For a moment it felt like a ballet. I felt like I was "reading" her perfume in the air and that she was aware of my olfactory interest. She seemed to be waiting for my conclusion, observing me and following the inclinations and discreet yet discernable tiltings of my head.

First, her perfume smelled strange, like her outfit. I don't mean to say "strange" in a judgmental way. I mean "strange" in the sense that I am aware of the mean average of opinions and so I aim to use the term in an objective sense. Let's say that she looked original and smelled intriguing and desorienting initially.
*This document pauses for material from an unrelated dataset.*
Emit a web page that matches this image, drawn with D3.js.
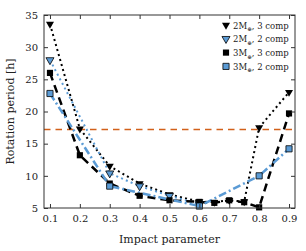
<!DOCTYPE html>
<html><head><meta charset="utf-8">
<script src="https://cdn.jsdelivr.net/npm/d3@7"></script>
<style>body{margin:0;background:#fff}svg{display:block}text{font-family:"DejaVu Serif",serif}</style>
</head><body><svg id="c" width="306" height="251"></svg>
<script>
const xTicks=[0.1,0.2,0.3,0.4,0.5,0.6,0.7,0.8,0.9];
const yTicks=[5,10,15,20,25,30,35];
const threshold=17.2;
const x2M3=[0.1,0.2,0.3,0.4,0.5,0.6,0.65,0.7,0.75,0.8,0.9];
const y2M3=[33.6,17.3,11.5,8.8,7.1,6.0,5.9,6.2,6.0,17.5,23.0];
const x2M2=[0.1,0.3,0.4,0.5,0.6];
const y2M2=[28.0,10.4,8.4,6.9,5.6];
const x3M3=[0.1,0.2,0.3,0.4,0.5,0.6,0.65,0.7,0.75,0.8,0.9];
const y3M3=[26.0,13.2,8.8,6.9,6.2,5.95,5.8,6.2,5.9,5.1,19.7];
const x3M2=[0.1,0.3,0.6,0.8,0.9];
const y3M2=[22.8,8.4,5.3,10.0,14.2];
const labels=["3 comp","2 comp","3 comp","2 comp"];
const masses=["2","2","3","3"];

const svg=d3.select("#c");
const L=44,R=295,T=15,B=208;
const x=d3.scaleLinear().domain([0.08,0.92]).range([L,R]);
const y=d3.scaleLinear().domain([5,35]).range([B,T]);
const blue="#5b9bd5";

const series=[
 {xs:x2M3,ys:y2M3,stroke:"#000",dash:"2,3.2",w:2,sym:d3.symbolTriangle,fill:"#000"},
 {xs:x2M2,ys:y2M2,stroke:blue,dash:"2,3.2",w:2,sym:d3.symbolTriangle,fill:blue},
 {xs:x3M3,ys:y3M3,stroke:"#000",dash:"8,5",w:2.5,sym:d3.symbolSquare,fill:"#000"},
 {xs:x3M2,ys:y3M2,stroke:blue,dash:"8,3,2,3",w:2.5,sym:d3.symbolSquare,fill:blue}
];

svg.append("defs").append("clipPath").attr("id","cp").append("rect")
 .attr("x",L).attr("y",T).attr("width",R-L).attr("height",B-T);

const g=svg.append("g").attr("clip-path","url(#cp)");
g.append("line").attr("x1",L).attr("x2",R).attr("y1",y(threshold)).attr("y2",y(threshold))
 .attr("stroke","#d2601a").attr("stroke-width",1.5).attr("stroke-dasharray","6.5,5");

const line=d3.line().x(d=>x(d[0])).y(d=>y(d[1]));
function mark(sel,s,px,py){
  const isTri=s.sym===d3.symbolTriangle;
  sel.append("path").attr("d",d3.symbol().type(s.sym).size(isTri?28:38)())
   .attr("transform",`translate(${px},${py})`+(isTri?" rotate(180)":""))
   .attr("fill",s.fill).attr("stroke","#000").attr("stroke-width",s.fill==="#000"?0:0.8);
}
series.forEach(s=>{
  const pts=s.xs.map((v,i)=>[v,s.ys[i]]);
  g.append("path").datum(pts).attr("d",line).attr("fill","none")
   .attr("stroke",s.stroke).attr("stroke-width",s.w).attr("stroke-dasharray",s.dash);
  pts.forEach(p=>mark(svg,s,x(p[0]),y(p[1])));
});

svg.append("rect").attr("x",L).attr("y",T).attr("width",R-L).attr("height",B-T)
 .attr("fill","none").attr("stroke","#333").attr("stroke-width",1);

const fs=10;
const ax=d3.axisBottom(x).tickValues(xTicks).tickFormat(d3.format(".1f")).tickSizeInner(-4).tickSizeOuter(0).tickPadding(7);
const gx=svg.append("g").attr("transform",`translate(0,${B})`).call(ax);
const axT=d3.axisTop(x).tickValues(xTicks).tickFormat("").tickSizeInner(-4).tickSizeOuter(0);
const gxt=svg.append("g").attr("transform",`translate(0,${T})`).call(axT);
const ay=d3.axisLeft(y).tickValues(yTicks).tickSizeInner(-4).tickSizeOuter(0).tickPadding(6);
const gy=svg.append("g").attr("transform",`translate(${L},0)`).call(ay);
const ayR=d3.axisRight(y).tickValues(yTicks).tickFormat("").tickSizeInner(-4).tickSizeOuter(0);
const gyr=svg.append("g").attr("transform",`translate(${R},0)`).call(ayR);
[gx,gxt,gy,gyr].forEach(a=>{a.select(".domain").remove();a.selectAll("line").attr("stroke","#333");
 a.selectAll("text").attr("font-family","DejaVu Serif").attr("font-size",fs).attr("fill","#222");});

svg.append("text").attr("x",(L+R)/2).attr("y",243).attr("text-anchor","middle")
 .attr("font-size",11).attr("fill","#222").text("Impact parameter");
svg.append("text").attr("transform",`translate(14,${(T+B)/2}) rotate(-90)`).attr("text-anchor","middle")
 .attr("font-size",11).attr("fill","#222").text("Rotation period [h]");

const lg=svg.append("g");
series.forEach((s,i)=>{
  const yy=25+i*13.8;
  mark(lg,s,226,yy);
  const t=lg.append("text").attr("x",233).attr("y",yy+3.5).attr("font-size",8.5).attr("fill","#222");
  t.append("tspan").text(masses[i]+"M");
  t.append("tspan").attr("dy",2.5).attr("font-size",5.5).text("\u2295");
  t.append("tspan").attr("dy",-2.5).text(", "+labels[i]);
});
</script></body></html>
But then when you tried to put a name on the scent, you actually could; it smelled as if she had put on a first layer of Dior Hypnotic Poison followed by a second layer of raw patchouli oil, an intriguing combination, like a butched-up Hypnotic Poison which never knew what happened to it. Behind the gentle wafts of vanilla and heliotrope, the darker and cruder and tarrier accents of patchouli oil pierced through. A new harmony. It even suggested Sables by Annick Goutal at some point, but without staying for a long time on that fleeting reference. No, it wasn't Sables, it was the patchouli overdose found in Sables

The custom-made mix was, I realize now, a perfect olfactory echo of her sartorial efforts. It smelled red -- Hypnotic Poison whose bottle is ruby-like smells to me like the red lights district, the boudoir of a 19th century brothel, like what Belle could be wearing in Gone with the Wind for professional reasons... you get the gist of it. But then the patchouli came in to add a black note and a dose of rougher and hard-metal attitude rather than a hippie one. Still, that patchouli essence was obviously assuming a counter-cultural role like back in the 60s-70s. Clearly, that person whom I would have loved to photograph - but 1) I had forgotten my notebook-camera and 2) she might have opposed a "no" to the idea - was very careful about her stylistic choices, be them visual or olfactory. 

And to that, I feel you can only say Amen - not A*Men (by Thierry Mugler) for those who think first of perfume names - just Amen like when you bump into people who believe in the same things, here the interplay between the visual and the olfactory, a carefully orchestrated system of sensorial correspondences.